Exercise: Copy exactly, and only, the lines below from the first through the one containing "import plotly.graph_objects as go", both included; pictures are omitted.
============================================================
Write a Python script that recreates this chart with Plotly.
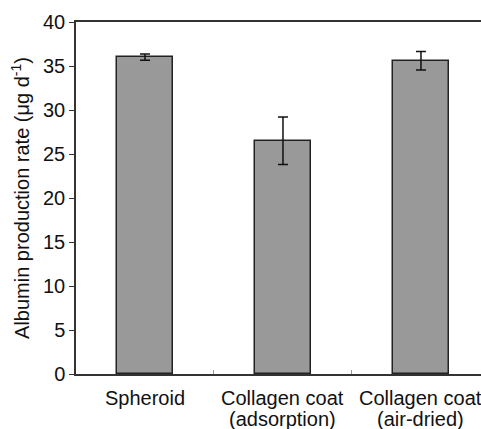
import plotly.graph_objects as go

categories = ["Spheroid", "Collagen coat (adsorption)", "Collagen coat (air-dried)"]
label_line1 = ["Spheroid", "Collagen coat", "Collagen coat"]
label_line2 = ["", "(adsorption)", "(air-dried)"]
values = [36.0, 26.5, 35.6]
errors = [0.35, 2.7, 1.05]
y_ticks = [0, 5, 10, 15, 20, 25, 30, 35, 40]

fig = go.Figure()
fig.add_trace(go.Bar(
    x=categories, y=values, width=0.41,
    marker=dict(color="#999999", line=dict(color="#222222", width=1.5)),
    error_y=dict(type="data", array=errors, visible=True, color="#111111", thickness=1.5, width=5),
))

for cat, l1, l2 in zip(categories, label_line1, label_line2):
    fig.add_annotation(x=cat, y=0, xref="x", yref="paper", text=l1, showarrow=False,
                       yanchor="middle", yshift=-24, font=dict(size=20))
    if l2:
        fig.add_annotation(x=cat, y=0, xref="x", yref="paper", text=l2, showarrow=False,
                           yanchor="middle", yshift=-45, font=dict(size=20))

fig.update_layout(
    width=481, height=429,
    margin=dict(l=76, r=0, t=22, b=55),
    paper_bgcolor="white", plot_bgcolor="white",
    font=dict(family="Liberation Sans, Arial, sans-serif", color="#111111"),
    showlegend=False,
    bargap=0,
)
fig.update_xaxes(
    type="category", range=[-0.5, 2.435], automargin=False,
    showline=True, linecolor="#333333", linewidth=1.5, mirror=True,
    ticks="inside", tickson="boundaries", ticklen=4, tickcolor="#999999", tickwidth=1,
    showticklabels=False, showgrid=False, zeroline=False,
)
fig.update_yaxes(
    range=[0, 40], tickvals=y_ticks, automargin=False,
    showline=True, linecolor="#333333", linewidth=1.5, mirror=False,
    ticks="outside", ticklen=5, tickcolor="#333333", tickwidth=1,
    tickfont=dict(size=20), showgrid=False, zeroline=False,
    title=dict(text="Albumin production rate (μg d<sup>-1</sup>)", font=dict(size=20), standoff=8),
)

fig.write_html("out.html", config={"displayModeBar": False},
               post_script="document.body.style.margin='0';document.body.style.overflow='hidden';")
============================================================
Task output:
Write a Python script that recreates this chart with Plotly.
import plotly.graph_objects as go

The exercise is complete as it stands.